【社説】漫画のドラマ化 原作の尊重があってこそ

ドラマ作品は誰のものなのか。漫画家の芦原妃名子(ひなこ)さんが残した問いを、テレビ界も出版界も重く受け止めなくてはならない。

芦原さんは日本テレビが制作したドラマ「セクシー田中さん」の原作者で、1月に急死した。脚本を巡り日テレ側と意見が対立していた。

放送終了後、途中降板した脚本家が「苦い経験」などと交流サイト(SNS)に投稿し、芦原さんもネット上で経緯を説明した。やりとりが誹謗(ひぼう)中傷につながった。

芦原さんは「攻撃したかったわけじゃなくて。ごめんなさい」と投稿した翌日、死亡しているのが見つかった。

日テレと原作の版元である小学館は、それぞれ調査チームをつくり、制作経緯や課題を報告書にまとめた。

読んで驚くのは、原作側と制作側があまりに意思疎通できていなかった事実だ。原作に対する認識の差は大きい。

芦原さんは小学館を通じて日テレ側に「原作に忠実に」と強く求めた。
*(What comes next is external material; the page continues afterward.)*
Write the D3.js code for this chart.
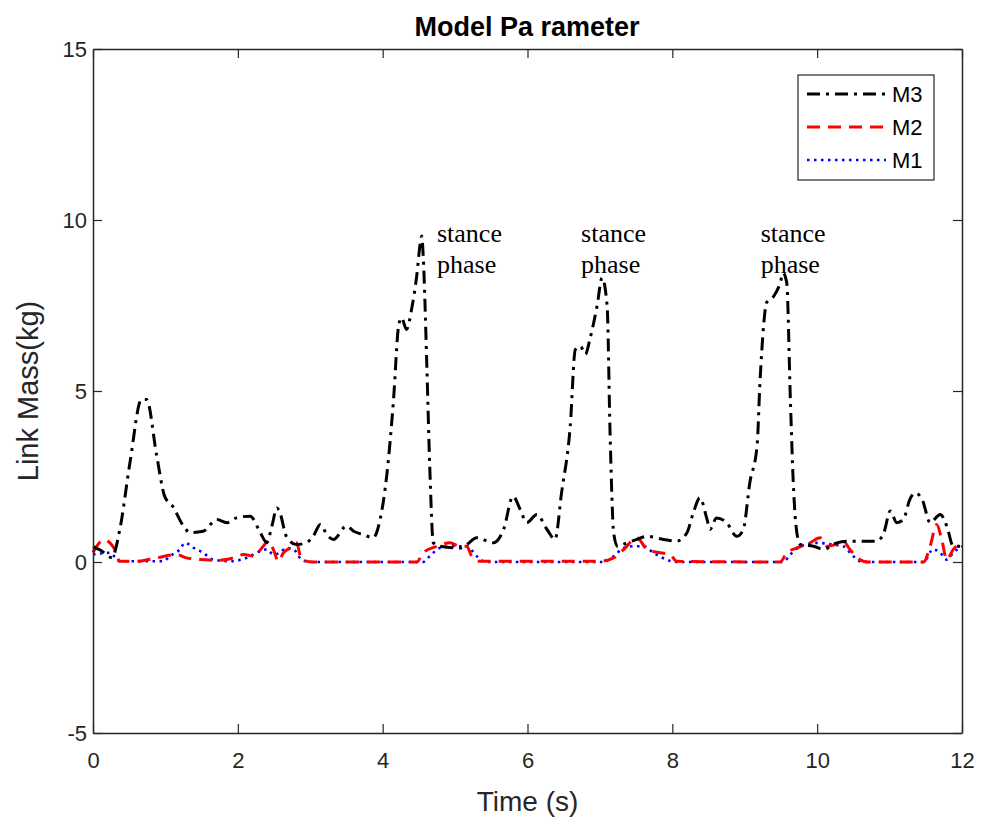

それがドラマ化の条件と考えていた。

日テレ側はそこまで強い要求と捉えていなかった。芦原さんの意向は脚本になかなか反映されず、修正を繰り返し、途中から自身で脚本を手がけた。心労は計り知れない。

原作者にとって、自身が生んだ登場人物や作品の世界観が異なる解釈で傷つけられるのは耐え難いだろう。そもそも著作者には、意に反して内容を改変されない著作者人格権がある。原作者の意向が尊重されるのは当然だ。
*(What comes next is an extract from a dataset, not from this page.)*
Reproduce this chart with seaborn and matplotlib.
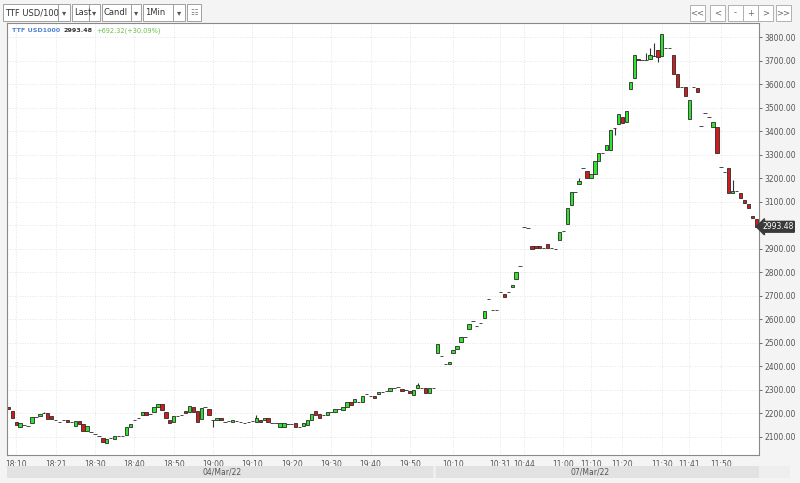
import matplotlib
matplotlib.use("Agg")
import matplotlib.pyplot as plt
import seaborn as sns
import numpy as np
from matplotlib.patches import Rectangle

# 1-minute candles, gaps between minutes removed (one slot per candle)
open_day1 = [2229, 2208, 2165, 2141, 2151, 2148, 2158, 2186, 2187, 2200,
             2201, 2187, 2172, 2165, 2170, 2172, 2162, 2148, 2168, 2154,
             2123, 2120, 2111, 2104, 2095, 2073, 2095, 2092, 2102, 2104,
             2106, 2141, 2172, 2182, 2194, 2204, 2196, 2204, 2226, 2239,
             2204, 2172, 2162, 2190, 2194, 2208, 2204, 2229, 2208, 2175,
             2229, 2218, 2170, 2172, 2182, 2165, 2168, 2165, 2168, 2165,
             2161, 2165, 2168, 2165, 2172, 2172, 2180, 2158, 2158, 2144,
             2144, 2154, 2154, 2158, 2144, 2147, 2151, 2172, 2208, 2197,
             2194, 2194, 2205, 2204, 2218, 2215, 2229, 2250, 2250, 2250,
             2250, 2283, 2274, 2274, 2281, 2293, 2297, 2296, 2307, 2314,
             2303, 2300, 2297, 2278, 2307, 2307, 2307, 2286, 2307]
close_day1 = [2218, 2180, 2151, 2158, 2151, 2148, 2184, 2186, 2198, 2200,
              2175, 2175, 2172, 2165, 2170, 2162, 2162, 2168, 2154, 2126,
              2148, 2120, 2111, 2104, 2080, 2092, 2095, 2102, 2102, 2104,
              2140, 2155, 2172, 2182, 2204, 2194, 2196, 2226, 2239, 2215,
              2182, 2158, 2187, 2190, 2194, 2201, 2232, 2204, 2165, 2222,
              2229, 2194, 2170, 2182, 2172, 2165, 2168, 2172, 2168, 2165,
              2161, 2165, 2168, 2182, 2165, 2182, 2162, 2158, 2158, 2158,
              2158, 2154, 2154, 2141, 2144, 2158, 2172, 2198, 2194, 2182,
              2194, 2204, 2205, 2218, 2218, 2225, 2250, 2236, 2262, 2250,
              2274, 2283, 2274, 2267, 2293, 2293, 2297, 2307, 2307, 2314,
              2297, 2300, 2286, 2300, 2321, 2307, 2286, 2307, 2307]

open_day2 = [2455, 2444, 2410, 2410, 2458, 2474, 2502, 2526, 2557, 2594,
             2572, 2583, 2607, 2686, 2640, 2640, 2715, 2706, 2718, 2736,
             2770, 2827, 2991, 2987, 2913, 2910, 2910, 2905, 2919, 2902,
             2899, 2937, 2975, 3005, 3086, 3143, 3175, 3242, 3232, 3200,
             3218, 3274, 3308, 3320, 3320, 3412, 3429, 3461, 3440, 3578,
             3624, 3709, 3702, 3702, 3705, 3720, 3745, 3720, 3755, 3755,
             3723, 3645, 3589, 3589, 3452, 3586, 3582, 3422, 3476, 3459,
             3419, 3419, 3249, 3228, 3245, 3136, 3145, 3136, 3107, 3090,
             3039, 3025]
close_day2 = [2495, 2444, 2410, 2420, 2470, 2488, 2524, 2526, 2580, 2594,
              2572, 2583, 2637, 2686, 2640, 2640, 2715, 2693, 2718, 2746,
              2803, 2827, 2991, 2987, 2899, 2902, 2902, 2905, 2902, 2902,
              2899, 2973, 2975, 3072, 3143, 3143, 3189, 3242, 3200, 3220,
              3274, 3308, 3308, 3341, 3405, 3412, 3471, 3433, 3487, 3610,
              3723, 3702, 3702, 3702, 3723, 3720, 3716, 3813, 3755, 3755,
              3645, 3589, 3589, 3549, 3532, 3586, 3565, 3422, 3476, 3459,
              3440, 3306, 3249, 3228, 3136, 3147, 3145, 3114, 3093, 3072,
              3029, 2993]

# candles whose shadow sticks out of the body
wick_slot = [9, 52, 63, 104, 145, 154, 162, 163, 164, 165, 184]
wick_high = [2206, 2170, 2192, 2331, 3199, 3412, 3731, 3752, 3773, 3745, 3192]
wick_low = [2200, 2144, 2165, 2307, 3175, 3383, 3702, 3705, 3719, 3695, 3136]

tick_slot = [2, 12, 22, 32, 42, 52, 62, 72, 82, 92, 102,
             113, 125, 131, 141, 148, 156, 166, 173, 181]
tick_text = ["18:10", "18:21", "18:30", "18:40", "18:50", "19:00", "19:10",
             "19:20", "19:30", "19:40", "19:50", "10:10", "10:31", "10:44",
             "11:00", "11:10", "11:20", "11:30", "11:41", "11:50"]
price_levels = list(range(2100, 3900, 100))
last_price = 2993.48

opens = np.array(open_day1 + open_day2, dtype=float)
closes = np.array(close_day1 + close_day2, dtype=float)
slots = np.arange(len(opens))

sns.set_theme(style="white")
plt.rcParams['font.family'] = ['DejaVu Sans']

W, H = 800, 483
fig = plt.figure(figsize=(W / 100, H / 100), dpi=100, facecolor="#f4f4f4")


def fx(x):
    return x / W


def fy(y):
    return 1 - y / H


ax = fig.add_axes([fx(7), fy(455), (759 - 7) / W, (455 - 23) / H])
ax.set_facecolor("white")

# grid
for p in price_levels:
    ax.axhline(p, color="#dcdcdc", lw=0.6, ls=(0, (1, 2)), zorder=0)
for t in tick_slot:
    ax.axvline(t, color="#dcdcdc", lw=0.6, ls=(0, (1, 2)), zorder=0)

# shadows
ax.vlines(wick_slot, wick_low, wick_high, color="#333333", lw=0.8, zorder=1)

# bodies
colors = np.where(closes > opens, "#2fe32f", np.where(closes < opens, "#d41b1b", "#333333"))
bottoms = np.minimum(opens, closes)
heights = np.abs(closes - opens)
ax.bar(slots, heights, bottom=bottoms, width=0.86, color=colors,
       edgecolor="#2a2a2a", linewidth=0.6, zorder=2)

ax.set_xlim(-0.35, 190.7)
ax.set_ylim(2023, 3860)

# the 3000.00 label is hidden behind the last-price marker
ax.yaxis.tick_right()
ax.set_yticks(price_levels)
ax.set_yticklabels(["" if p == 3000 else f"{p:.2f}" for p in price_levels])
ax.set_xticks(tick_slot)
ax.set_xticklabels(tick_text)
ax.tick_params(axis="y", labelsize=5.5, colors="#555555", length=2, width=0.6, pad=2)
ax.tick_params(axis="x", labelsize=5.5, colors="#555555", length=2, width=0.6, pad=1.5)
for s in ax.spines.values():
    s.set_color("#8a8a8a")
    s.set_linewidth(0.8)

# legend line inside the chart
fig.text(fx(12), fy(31), "TTF USD1000", fontsize=4.6, color="#4f82d0",
         fontweight="bold", va="center")
fig.text(fx(63), fy(31), f"{last_price:.2f}", fontsize=4.6, color="#333333",
         fontweight="bold", va="center")
fig.text(fx(96), fy(31), "+692.32(+30.09%)", fontsize=4.8, color="#6abf4b", va="center")

# current price marker
ax.text(1.004, last_price, f"{last_price:.2f}", transform=ax.get_yaxis_transform(),
        fontsize=5.5, color="white", va="center", ha="left",
        bbox=dict(boxstyle="larrow,pad=0.12", fc="#3a3a3a", ec="#3a3a3a"))

# date band under the time axis
fig.patches.append(Rectangle((fx(7), fy(478)), (790 - 7) / W, 12 / H,
                             transform=fig.transFigure, fc="#eeeeee", ec="none"))
fig.patches.append(Rectangle((fx(7), fy(478)), (433 - 7) / W, 12 / H,
                             transform=fig.transFigure, fc="#e2e2e2", ec="none"))
fig.patches.append(Rectangle((fx(436), fy(478)), (759 - 436) / W, 12 / H,
                             transform=fig.transFigure, fc="#e2e2e2", ec="none"))
fig.text(fx(222), fy(472), "04/Mar/22", fontsize=5.5, color="#555555", ha="center", va="center")
fig.text(fx(590), fy(472), "07/Mar/22", fontsize=5.5, color="#555555", ha="center", va="center")


# toolbar widgets
def box(x0, x1, label=None, arrow=False):
    fig.patches.append(Rectangle((fx(x0), fy(21)), (x1 - x0) / W, 17 / H,
                                 transform=fig.transFigure, fc="white", ec="#a0a0a0", lw=0.7))
    if label:
        fig.text(fx(x0 + 2), fy(12.5), label, fontsize=6, color="#333333", va="center")
    if arrow:
        fig.text(fx((x0 + x1) / 2), fy(12.5), "\u25BE", fontsize=6, color="#555555",
                 va="center", ha="center")


box(3, 58, "TTF USD/100")
box(58, 70, arrow=True)
box(72, 89, "Last")
box(89, 100, arrow=True)
box(102, 131, "Candl")
box(131, 141, arrow=True)
box(143, 173, "1Min")
box(173, 185, arrow=True)
box(187, 201)
fig.text(fx(194), fy(12.5), "\u2637", fontsize=6, color="#777777", ha="center", va="center")

for x0, lab in [(690, "<<"), (710, "<"), (728, "-"), (743, "+"), (758, ">"), (776, ">>")]:
    fig.patches.append(Rectangle((fx(x0), fy(21)), 15 / W, 16 / H,
                                 transform=fig.transFigure, fc="white", ec="#b0b0b0", lw=0.7))
    fig.text(fx(x0 + 7.5), fy(13), lab, fontsize=6, color="#666666", ha="center", va="center")

fig.savefig("out.png", dpi=100, facecolor=fig.get_facecolor())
むろん漫画とドラマは表現方法が異なり、改変は避けられない。原作者と合意し、大胆なアレンジで作品の魅力が高まることもある。芦原さんはドラマ化の経験があり、その点は理解していた。

最終的に芦原さんの意向は取り入れられた。とはいえ、日テレには作品が面白ければよいとの認識がなかったか。視聴率や動画配信の収入を優先し、原作を軽視しなかったか。原作者との力関係で強引に制作を進めなかったか。テレビ局の体質そのものを省みる必要がある。

日テレは芦原さんと原作利用の許諾に関する契約書を交わしていない。業界では珍しいことではないようだ。原作者とのトラブルがなくならない背景には、こうしたあしき慣行がある。認識を改め、契約書作成を必須とすべきだ。
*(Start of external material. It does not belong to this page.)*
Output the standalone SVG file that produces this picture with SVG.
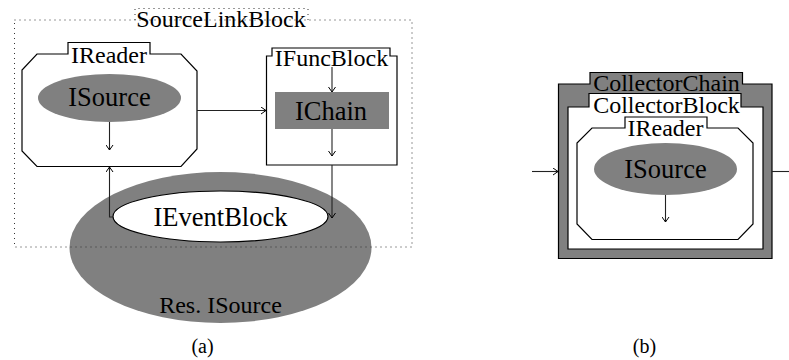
<svg xmlns="http://www.w3.org/2000/svg" width="789" height="360" viewBox="0 0 789 360">
  <style>
    text { font-family: "Liberation Serif", "Times New Roman", serif; fill: #000; text-anchor: middle; }
    .title { font-size: 24px; }
    .label { font-size: 26.5px; }
    .caption { font-size: 20px; }
    .box { fill: #fff; stroke: #000; stroke-width: 1.2; }
    .gray { fill: #808080; }
    .grayline { fill: #808080; stroke: #000; stroke-width: 1.2; }
    .dotted { fill: none; stroke: #333; stroke-width: 1; stroke-dasharray: 1 4; }
    .edge { fill: none; stroke: #222; stroke-width: 1.1; }
  </style>
  <defs>
    <marker id="arrow" viewBox="0 0 6 8" refX="5.5" refY="4" markerWidth="6" markerHeight="8" markerUnits="userSpaceOnUse" orient="auto">
      <path d="M0.5,0.5 L5.5,4 L0.5,7.5" fill="none" stroke="#000" stroke-width="1"/>
    </marker>
  </defs>

  <rect width="789" height="360" fill="#fff"/>

  <!-- (a) -->
  <g id="res-isource">
    <ellipse class="gray" cx="220.5" cy="247.5" rx="151" ry="75.5"/>
    <text class="title" x="220.5" y="313">Res. ISource</text>
  </g>

  <g id="source-link-block">
    <rect class="dotted" x="14.5" y="20" width="397.5" height="227"/>
    <path class="dotted" d="M135,20 L135,8.5 L308,8.5 L308,20"/>
    <text class="title" x="221" y="27">SourceLinkBlock</text>
  </g>

  <g id="ireader-a">
    <path class="box" d="M37,54 L68,54 L68,42.5 L150,42.5 L150,54 L181,54 L197,71 L197,149 L181,166.5 L37,166.5 L22,151 L22,70 Z"/>
    <text class="title" x="109" y="62.5">IReader</text>
  </g>

  <g id="isource-a">
    <ellipse class="gray" cx="109.5" cy="98" rx="71.5" ry="24"/>
    <text class="label" x="109.5" y="105.5">ISource</text>
  </g>

  <g id="ifuncblock">
    <path class="box" d="M266.5,56 L272,56 L272,48 L390,48 L390,56 L397,56 L397,165 L266.5,165 Z"/>
    <text class="title" x="331.5" y="66">IFuncBlock</text>
  </g>

  <g id="ichain">
    <rect class="gray" x="275" y="92" width="114" height="37"/>
    <text class="label" x="331" y="120">IChain</text>
  </g>

  <g id="ieventblock">
    <ellipse class="box" cx="220.5" cy="216.5" rx="107.5" ry="25.5"/>
    <text class="label" x="220.5" y="226">IEventBlock</text>
  </g>

  <!-- (b) -->
  <g id="collector-chain">
    <path class="grayline" d="M558.5,84 L590,84 L590,72.5 L742.5,72.5 L742.5,84 L772,84 L772,258.5 L558.5,258.5 Z"/>
    <text class="title" x="666.5" y="91">CollectorChain</text>
  </g>

  <g id="collector-block">
    <path class="box" d="M568,107 L589,107 L589,93.5 L741,93.5 L741,107 L763,107 L763,249 L568,249 Z"/>
    <text class="title" x="666.5" y="113">CollectorBlock</text>
  </g>

  <g id="ireader-b">
    <path class="box" d="M592,128 L625,128 L625,117 L707,117 L707,128 L738,128 L753,143 L753,224 L738,239.5 L592,239.5 L577,224 L577,143 Z"/>
    <text class="title" x="665.5" y="136">IReader</text>
  </g>

  <g id="isource-b">
    <ellipse class="gray" cx="665.5" cy="169" rx="71.5" ry="26"/>
    <text class="label" x="665.5" y="178">ISource</text>
  </g>

  <g id="connectors">
    <line class="edge" x1="197" y1="110.5" x2="266" y2="110.5" marker-end="url(#arrow)"/>
    <line class="edge" x1="332" y1="67" x2="332" y2="92" marker-end="url(#arrow)"/>
    <line class="edge" x1="332" y1="129" x2="332" y2="156" marker-end="url(#arrow)"/>
    <line class="edge" x1="332" y1="165" x2="332" y2="218" marker-end="url(#arrow)"/>
    <line class="edge" x1="109.5" y1="122" x2="109.5" y2="150" marker-end="url(#arrow)"/>
    <polyline class="edge" points="113,217 109.5,217 109.5,167" marker-end="url(#arrow)"/>
    <line class="edge" x1="532" y1="171.5" x2="558" y2="171.5" marker-end="url(#arrow)"/>
    <line class="edge" x1="772" y1="171.5" x2="789" y2="171.5"/>
    <line class="edge" x1="665.5" y1="195" x2="665.5" y2="222" marker-end="url(#arrow)"/>
  </g>

  <g id="captions">
    <text class="caption" x="202.5" y="353">(a)</text>
    <text class="caption" x="644.5" y="353">(b)</text>
  </g>
</svg>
動画配信サービスの拡大でドラマの制作本数は増える傾向にある。現場は忙しく、今回の制作期間は半年程度だった。日テレの調査チームが、放送開始の1年半前、遅くとも1年前には企画を決定するよう提言したのは妥当だ。

ドラマの原作に漫画や小説が重宝されるのは、短期間で完成し、原作ファンの視聴が見込めるからだ。出版社も本が売れる利点がある。

良質のドラマを目指し、オリジナル作品にも力を入れたい。脚本家の人材育成に業界全体で取り組んでほしい。